BP's joint venture in Russia has been found guilty of breaking the terms of its licence to exploit one of the world's biggest natural gas fields, endangering its stake in the flagship project.

Rosprirodnadzor, Russia's environmental watchdog, is reported to have officially concluded that the Anglo-Russian joint venture TNK-BP has under-exploited the giant $2bn Kovykta gas field in Siberia.

Under the terms of a licence held by RUSIA Petroleum, which is 62.4 per cent owned by TNK-BP, 9 billion cubic metres of gas were supposed to have been extracted from Kovykta last year.

Instead, inspectors have concluded that only 33.8 million cubic metres were produced. Such a finding paves the way for the authorities to take away the company's licence and give it to someone else.

Most analysts see the findings as providing the Kremlin with a convenient stick with which to beat TNK-BP - in which BP holds a 50 per cent stake - in order to force it to sell up to its preferred bidder, Gazprom. The two companies are already in talks designed to allow Gazprom to take a stake in Kovykta. The Kremlin has made it clear it wants Gazprom to take control of the project; the only question is how much of a stake will TNK-BP be allowed to keep.
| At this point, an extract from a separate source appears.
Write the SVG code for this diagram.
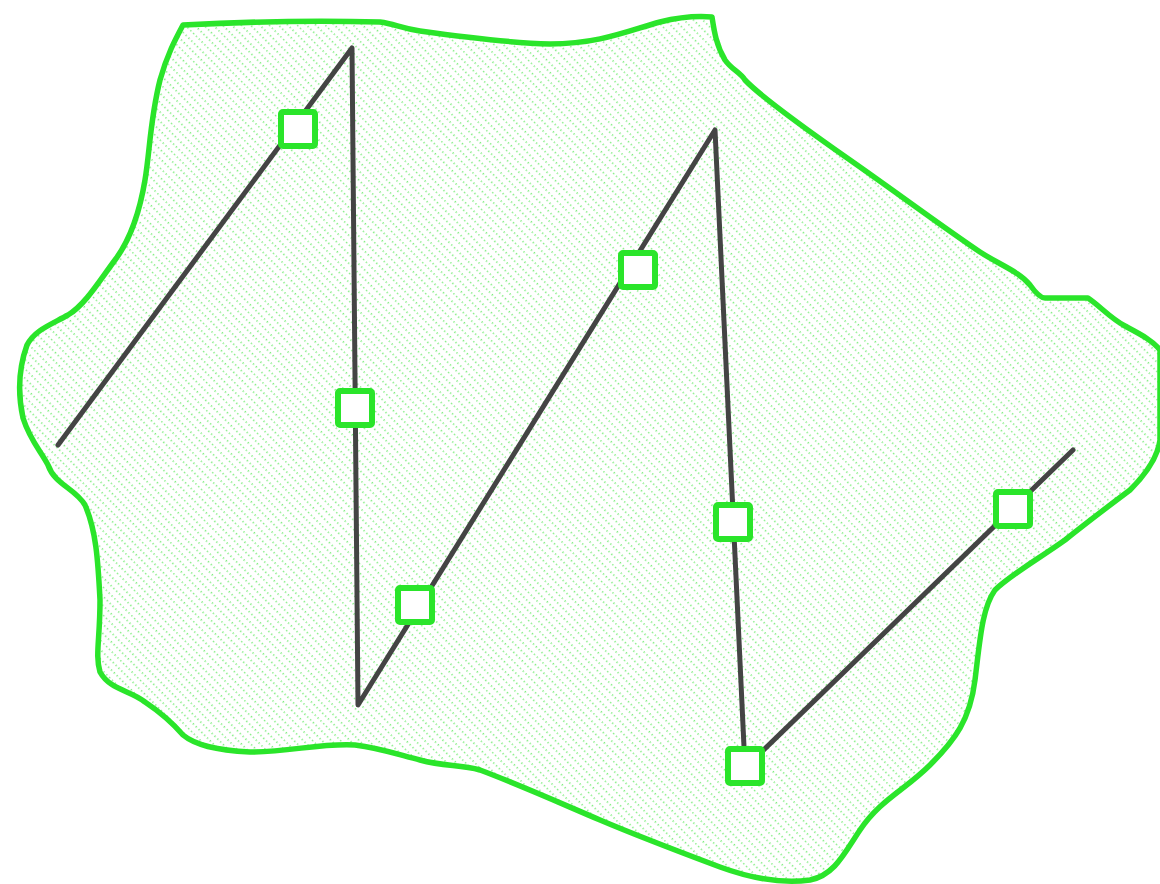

According to the daily newspaper Kommersant, the Anglo-Russian firm is pushing to hold on to a 33 per cent stake in the face of demands from Gazprom for it to scale back its holding to allow the Kremlin-backed firm to take 74.4 per cent.

Last week in Davos, TNK-BP's chief executive, Robert Dudley, conceded that Gazprom was likely to take "a majority role" in the project by the middle of this year but argued for his company to keep a hands-on role.

The Gazprom chairman Dmitri Medvedev, who is also Russia's First Deputy Prime Minister, was also in Davos last week.